Seashells By The Sea Shore

For me it is the end to the perfect day. The wind is blowing softly and the sandpipers are scuttling along the shore while the sun’s golden glow shimmers as it sinks below the waves. My six-year-old son skips alongside the sea, his jet-black hair flying behind him. He delights in the unfamiliarity of the shore songs that greet us and offer up the oceans bounties…shells of many colors: brown, tan, black, white and an occasional tinge of pink. He runs collecting both big and small. Paul scoops them up, washes them off, and dumps them in the bag as we make our way down the beach. I help pointing out the errant ones that he has missed along the way. But of course, I leave the chipped and broken shells whose imperfections make them less than a desirable collectors item.

“Mom, LOOK at all my shells,” his voice booms. “There are hundreds of them.”

I peek my head into the bag. Bits and pieces with jagged edges greet me.

“But Paul, these shells are all broken,” I say, trying to be helpful. “Why don’t you collect ones like this?” handing him a perfect specimen that has just washed ashore.

“But Mom, they don’t have to be whole to be perfect. They are beautiful just the way they are. God thinks that about you too.”

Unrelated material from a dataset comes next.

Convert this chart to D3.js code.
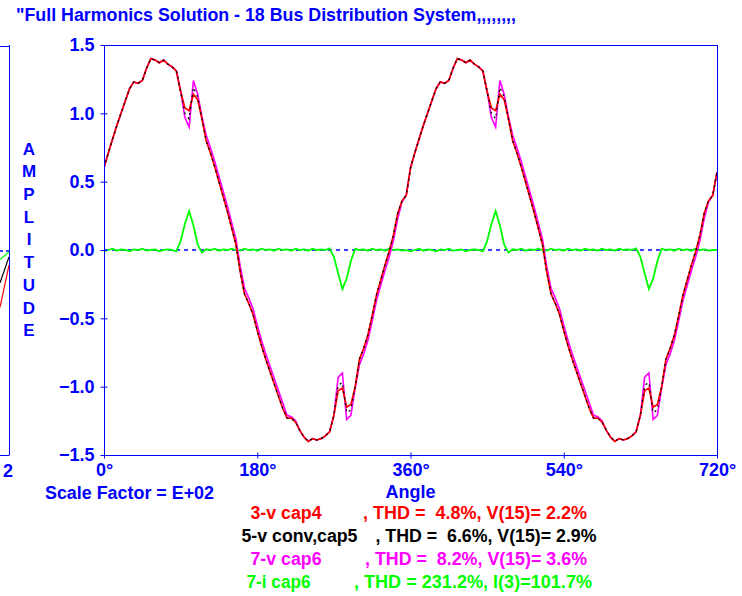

And with that, he looks into my eyes and holds my gaze with those deep brown eyes of his. Then he reaches in the bag and gives me a dirty black shell, the majority of whose pieces are scattered over the bottom of the Atlantic. Yet, when I turn the shell over I see he is right. The center makes a perfect circle which circles back upon itself. The color is uniform and is as dark as ebony. And as I stare at that shell I suddenly see my son within it. They both have a few cracks and even some missing pieces. Suddenly I come to the realization that they are indeed both perfect just the way they are.

Sometimes it just takes a six-year old boy with autism to remind you that perfection is in the eye of the beholder and that it is all around us just waiting to be discovered.